Growing up with the art of taxidermy all around him, he grew to appreciate the details.

“Taxidermy is art,” said Sunram. “Anybody can throw some skin on a form and sew it up, but to get an animal to look life-like, it’s very difficult. I think you have to both be born with some artistic ability and you have to practice it for a long time.”

Having a live-in teacher didn’t hurt either.  Garrett Sunram began working full time for his father when he was 18 years old. Although he had considered other career options, taxidermy always seemed to pull him back in.

“I loved to hunt and fish, and going into this business just seemed natural to me,” said Sunram.

For 11 years, the Sunram men worked together at the home-based business east of Detroit Lakes on Hidden Hills Road.

But now, after 44 years in the business (28 of which were in Detroit Lakes), Leonard is handing over the reins to Garrett as he goes into partial retirement.

“I’ll still keep my taxidermy license in case he needs me to do something, but I’m going to be busy building a house right next door here,” said Leonard, who sold his son the business.

What was once called “Leonard’s Taxidermy” is now “Sunram Taxidermy,” and its young owner is already making quite a name for himself.

Garrett surpassed the professional stage of competition at the Minnesota Taxidermy Guild four years ago and began competing against the best of the best in the Masters category.

A few weeks ago, he was handed one of the top awards in the competition — the state champion game head for his work on a very rare Marco Polo Sheep from the Himalayan Mountains.

“It’s kind of like being the state champion in wrestling or something,” said Leonard proudly. “He really did great.”

It’s a good thing, too, as Garrett says that Marco Polo sheep was so rare, it’s unlikely he’ll ever work on another one again.

“I think he (the hunter) paid $30,000 for the tag alone,” said Sunram, who says he wasn’t nervous working on such an expensive, rare animal.

“I’ve done just about every kind of animal from every continent except Australia,” he said, adding that the bulk of the business come from local deer hunters and fishermen.

He roughly estimates that he’s done close to 1,000 deer heads and probably twice as many fish. He’s done all kinds of bears and birds as well as dozens of African mounts. In all, he has “brought back to life” nearly 3,000 animals that will now be preserved for possibly hundreds of years to come.

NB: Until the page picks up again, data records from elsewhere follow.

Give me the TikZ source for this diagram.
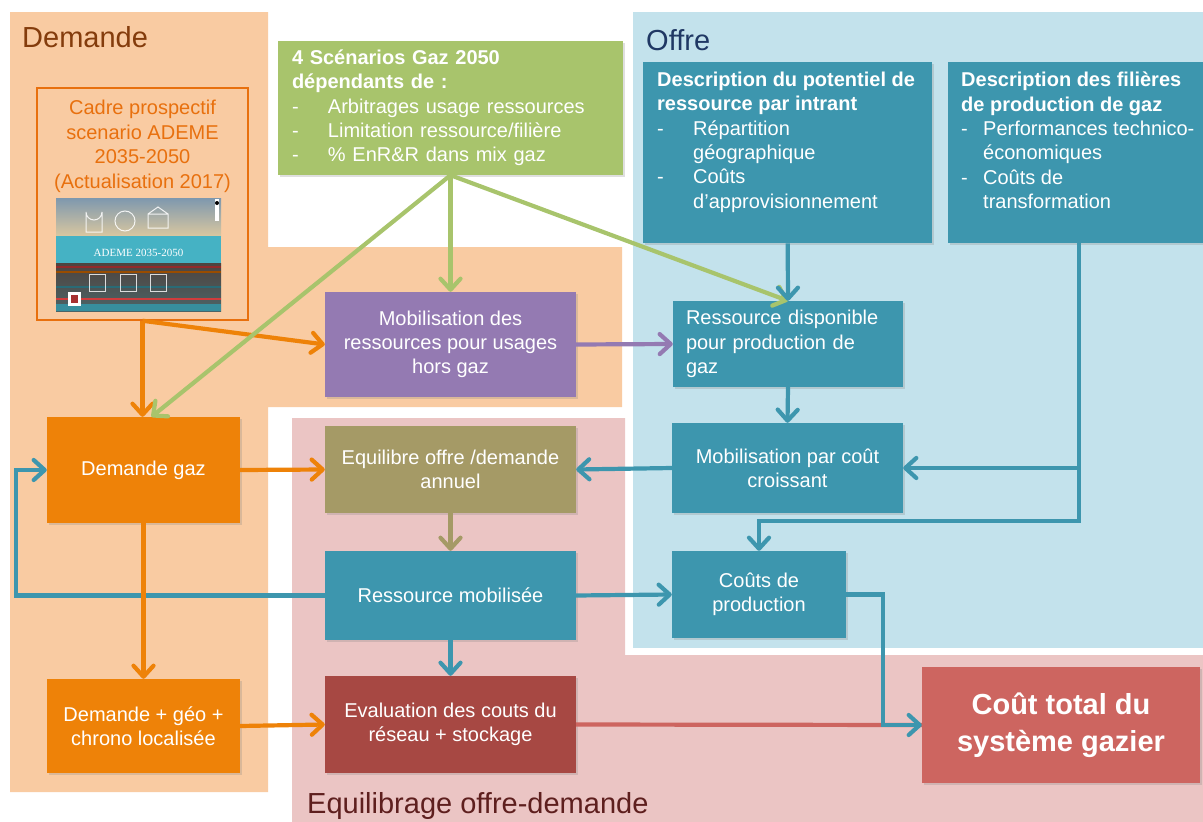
\documentclass[tikz,border=0pt]{standalone}
\usepackage{fontspec}
\setmainfont{Liberation Sans}
\newfontfamily\couvfont{Liberation Serif}
\usetikzlibrary{arrows.meta,shadows,calc}

\definecolor{demfond}{HTML}{F9CBA2}
\definecolor{offfond}{HTML}{C3E2EC}
\definecolor{eqfond}{HTML}{EBC5C4}
\definecolor{vert}{HTML}{A8C46C}
\definecolor{bleu}{HTML}{3D96AE}
\definecolor{violet}{HTML}{947AB2}
\definecolor{kaki}{HTML}{A59A66}
\definecolor{orangeA}{HTML}{EE8208}
\definecolor{rougefonce}{HTML}{A74843}
\definecolor{rougetot}{HTML}{CD6560}
\definecolor{titredem}{HTML}{843C0C}
\definecolor{titreoff}{HTML}{203864}
\definecolor{titreeq}{HTML}{5E1F1E}
\definecolor{cadreor}{HTML}{E8700E}
\definecolor{couvhaut}{HTML}{7E98AE}
\definecolor{couvsable}{HTML}{D9C7A0}
\definecolor{couvbleu}{HTML}{45B2C4}
\definecolor{couvfonce}{HTML}{4E433F}
\definecolor{couvrouge}{HTML}{D03C3C}

\newcommand\tiret[1][36pt]{\makebox[#1][l]{-}}

\tikzset{
    boite/.style={rectangle, inner sep=0pt, text=white, align=center,
            font=\fontsize{20}{24.3}\selectfont,
            drop shadow={shadow xshift=1.5pt, shadow yshift=-2pt, opacity=0.25}},
    fleche/.style={line width=4.2pt, -{Straight Barb[length=11pt,width=20pt,round]}},
    titre/.style={font=\fontsize{29}{34}\selectfont, anchor=base west, inner sep=0pt}
}

\begin{document}
\begin{tikzpicture}[x=1pt,y=-1pt]
    \useasboundingbox (0,0) rectangle (1203,822);
    \fill[demfond] (10,12) -- (268,12) -- (268,247) -- (622,247) -- (622,407) -- (268,407) -- (268,792) -- (10,792) -- cycle;
    \fill[offfond] (633,12) rectangle (1203,648);
    \fill[eqfond] (292,418) -- (625,418) -- (625,655) -- (1203,655) -- (1203,822) -- (292,822) -- cycle;

    \node[titre, text=titredem] (tdem) at (22,47) {Demande};
    \node[titre, text=titreoff] (toff) at (646,50) {Offre};
    \node[titre, text=titreeq] (teq) at (307,813) {Equilibrage offre-demande};

    % cadre ADEME
    \node[draw=cadreor, line width=1.5pt, minimum width=211pt, minimum height=232pt, inner sep=0pt] (cadre) at (142.5,204) {};
    \node[anchor=north, inner sep=0pt, align=center, text=cadreor, font=\fontsize{20}{24.5}\selectfont] (cadretxt) at (142.5,100)
        {Cadre prospectif\\scenario ADEME\\2035-2050\\(Actualisation 2017)};
    \begin{scope}
        \shade[top color=couvhaut, bottom color=couvsable] (56,198) rectangle (221,236);
        \fill[couvbleu] (56,236) rectangle (221,263);
        \shade[top color=couvfonce, bottom color=couvfonce!70!couvbleu] (56,263) rectangle (221,311);
        \foreach \yy/\cc in {266/couvrouge!70!black, 271/orange!60!black, 286/couvbleu!60!black, 298/couvrouge} {
                \fill[\cc] (56,\yy) rectangle (221,\yy+2);
            }
        \fill[couvbleu!80!black] (56,304) rectangle (221,311);
        \draw[white, line width=1pt, opacity=0.85] (86,232) -- (86,212) arc[start angle=180, end angle=0, radius=8] -- (102,232) -- cycle;
        \draw[white, line width=1pt, opacity=0.85] (125,221) circle (10);
        \draw[white, line width=1pt, opacity=0.85] (148,228) rectangle (168,214) (148,214) -- (158,207) -- (168,214);
        \foreach \xx in {97,128,158} {
                \draw[white, line width=1pt, opacity=0.8] (\xx-8,274) rectangle (\xx+8,291);
            }
        \node[font=\couvfont\fontsize{11}{12}\selectfont, text=white, inner sep=0pt] (couvtxt) at (138.5,253) {ADEME 2035-2050};
        \fill[white] (68,292) rectangle (81,306);
        \fill[couvrouge!80!black] (71,295) rectangle (78,303);
        \fill[white] (215,199) rectangle (219,221);
        \fill[black] (217,203) circle (2);
    \end{scope}

    % boites
    \node[boite, fill=vert, text width=317pt, inner xsep=14pt, minimum height=134pt, align=left] (scen) at (450.5,108)
        {\textbf{4 Scénarios Gaz 2050}\\\textbf{dépendants de :}\\\tiret Arbitrages usage ressources\\\tiret Limitation ressource/filière\\\tiret \% EnR\&R dans mix gaz};
    \node[boite, fill=bleu, anchor=north west, inner xsep=14pt, inner ysep=10pt] (desc1) at (643,62)
        {\parbox[t][161pt][t]{261pt}{\raggedright\textbf{Description du potentiel de}\\\textbf{ressource par intrant}\\\tiret Répartition\\\hspace*{36pt}géographique\\\tiret Coûts\\\hspace*{36pt}d’approvisionnement}};
    \node[boite, fill=bleu, anchor=north west, inner xsep=13pt, inner ysep=10pt] (desc2) at (948,62)
        {\parbox[t][161pt][t]{235pt}{\raggedright\textbf{Description des filières}\\\textbf{de production de gaz}\\\tiret[22pt]Performances technico-\\\hspace*{22pt}économiques\\\tiret[22pt]Coûts de\\\hspace*{22pt}transformation}};
    \node[boite, fill=violet, minimum width=251pt, minimum height=105pt] (mobres) at (450.5,344.5) {Mobilisation des\\ressources pour usages\\hors gaz};
    \node[boite, fill=bleu, text width=204pt, inner xsep=13pt, minimum height=86pt, align=left] (resdisp) at (788,344) {Ressource disponible\\pour production de\\gaz};
    \node[boite, fill=orangeA, minimum width=193pt, minimum height=106pt] (demgaz) at (143.5,470) {Demande gaz};
    \node[boite, fill=kaki, minimum width=251pt, minimum height=87pt] (equil) at (450.5,469.5) {Equilibre offre /demande\\annuel};
    \node[boite, fill=bleu, minimum width=231pt, minimum height=90pt] (mobcout) at (787.5,468) {Mobilisation par coût\\croissant};
    \node[boite, fill=bleu, minimum width=251pt, minimum height=89pt] (resmob) at (450.5,595.5) {Ressource mobilisée};
    \node[boite, fill=bleu, minimum width=174pt, minimum height=87pt] (coutprod) at (759,594.5) {Coûts de\\production};
    \node[boite, fill=orangeA, minimum width=193pt, minimum height=94pt] (demgeo) at (143.5,726) {Demande + géo +\\chrono localisée};
    \node[boite, fill=rougefonce, minimum width=251pt, minimum height=97pt] (eval) at (450.5,724.5) {Evaluation des couts du\\réseau + stockage};
    \node[boite, fill=rougetot, minimum width=278pt, minimum height=116pt, font=\bfseries\fontsize{29}{37}\selectfont] (total) at (1061,725) {Coût total du\\système gazier};

    % fleches
    \draw[fleche, orangeA] (cadre.south) -- (cadre.south |- demgaz.north);
    \draw[fleche, orangeA] (cadre.south) -- (mobres.west);
    \draw[fleche, vert] (scen.south) -- (mobres.north);
    \draw[fleche, vert] (scen.south) -- ($(demgaz.north)+(8,0)$);
    \draw[fleche, vert] (scen.south) -- (resdisp.north);
    \draw[fleche, violet] (mobres.east) -- (resdisp.west);
    \draw[fleche, bleu] (desc1.south) -- (resdisp.north);
    \draw[fleche, bleu] (resdisp.south) -- (mobcout.north);
    \draw[fleche, bleu] (desc2.south) |- ($(coutprod.north)+(0,-30)$) -- (coutprod.north);
    \draw[fleche, bleu] (desc2.south |- mobcout.east) -- (mobcout.east);
    \draw[fleche, bleu] (mobcout.west) -- (equil.east);
    \draw[fleche, kaki] (equil.south) -- (resmob.north);
    \draw[fleche, orangeA] (demgaz.east) -- (equil.west);
    \draw[fleche, bleu] (resmob.west) -| ($(demgaz.west)+(-31,0)$) -- (demgaz.west);
    \draw[fleche, orangeA] (demgaz.south) -- (demgeo.north);
    \draw[fleche, bleu] (resmob.east) -- (coutprod.west);
    \draw[fleche, bleu] (resmob.south) -- (eval.north);
    \draw[fleche, orangeA] (demgeo.east) -- (eval.west);
    \draw[line width=4.2pt, rougetot] (eval.east) -- (total.west);
    \draw[fleche, bleu] (coutprod.east) -- ++(37,0) |- (total.west);
\end{tikzpicture}
\end{document}
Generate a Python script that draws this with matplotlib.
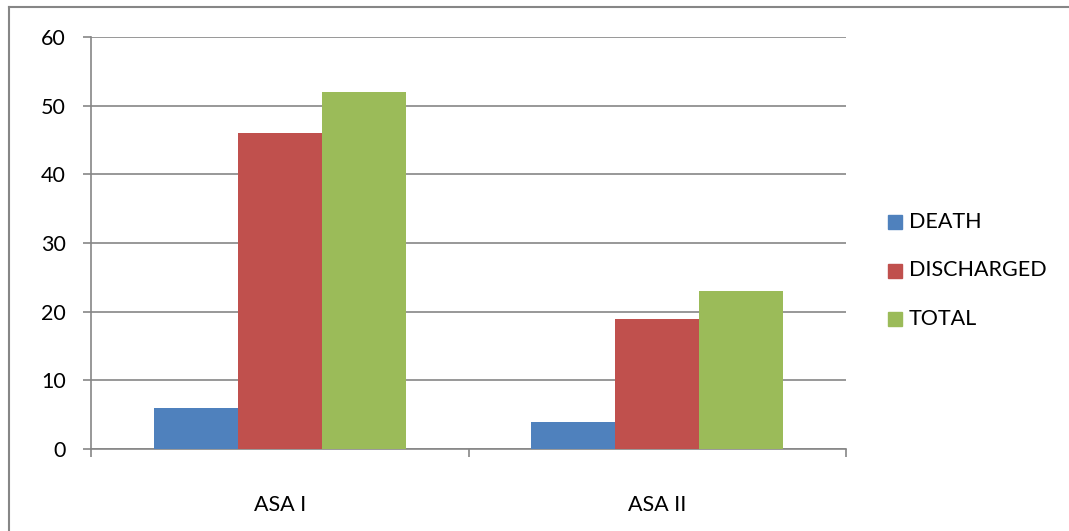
import numpy as np
import matplotlib.pyplot as plt
from matplotlib.lines import Line2D
from matplotlib.patches import Rectangle

categories = ["ASA I", "ASA II"]
series_names = ["DEATH", "DISCHARGED", "TOTAL"]
death = [6, 4]
discharged = [46, 19]
total = [52, 23]

colors = ["#4F81BD", "#C0504D", "#9BBB59"]
grid_col = "#868686"
fs = 15.5

plt.rcParams['font.family'] = ['Lato', 'DejaVu Sans']

W, H = 1069, 531
fig = plt.figure(figsize=(W / 100, H / 100), dpi=100)
ax = fig.add_axes([91 / W, 1 - 449 / H, (846 - 91) / W, (449 - 37) / H])

x = np.arange(len(categories))
bw = 2 / 9
for i, vals in enumerate([death, discharged, total]):
    ax.bar(x + (i - 1) * bw, vals, width=bw, color=colors[i], zorder=3)

ax.set_xlim(-0.5, 1.5)
ax.set_ylim(0, 60)
ax.set_yticks(range(0, 61, 10))
ax.yaxis.grid(True, color=grid_col, linewidth=1.2, zorder=0)

ax.set_xticks([-0.5, 0.5, 1.5])
ax.set_xticklabels([])
ax.set_xticks(x, minor=True)
ax.set_xticklabels(categories, minor=True, fontsize=fs)
ax.tick_params(axis='x', which='minor', length=0, pad=33)
ax.tick_params(axis='x', which='major', length=6, width=1.2, color=grid_col)
ax.tick_params(axis='y', length=6, width=1.2, color=grid_col, labelsize=fs, pad=12)

for s in ['top', 'right']:
    ax.spines[s].set_visible(False)
for s in ['left', 'bottom']:
    ax.spines[s].set_color(grid_col)
    ax.spines[s].set_linewidth(1.2)

# legend drawn in figure pixel coordinates
for i, name in enumerate(series_names):
    yc = 222 + i * 48.5
    fig.patches.append(Rectangle((888 / W, 1 - (yc + 7) / H), 14 / W, 14 / H,
                                 transform=fig.transFigure, color=colors[i]))
    fig.text(909 / W, 1 - yc / H, name, fontsize=fs, va='center', ha='left')

# outer chart border (left and top edges visible)
fig.lines.append(Line2D([9 / W, 9 / W], [0, 1 - 7 / H], transform=fig.transFigure,
                        color=grid_col, linewidth=1.5))
fig.lines.append(Line2D([9 / W, 1], [1 - 7 / H, 1 - 7 / H], transform=fig.transFigure,
                        color=grid_col, linewidth=1.5))

fig.savefig("out.png", dpi=100)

“That’s what I love about this job,” said Sunram, “to be able to look at a finished product and really like it. It’s very rare to have a bad day at work.”

The elder Sunram knows exactly what his son means, as he has torn feelings about saying goodbye to the business.

“It’s still pulling at my heart,” said Leonard. “This is my hobby — my job was my hobby my entire lifetime, and so it’s hard to let go.”

But one aspect of his business he is not letting go of is his African Safari trips.

For years, Leonard has been putting together hunting trips in South Africa, and although he says people are holding onto their money a lot tighter now than they used to, he believes that if a person takes one of these trips once, they’ll take once twice.

The $4,000 per hunter trip includes nearly everything except for airline and the cost to ship the animals back to the states. The Sunram men say a lot of wives join their husbands on those hunting trips as well, as their cost is a much reduced $1,500.

“They go along with their husbands in the Range Rover and take pictures of all the animals,” said Leonard. “It’s really spectacular.”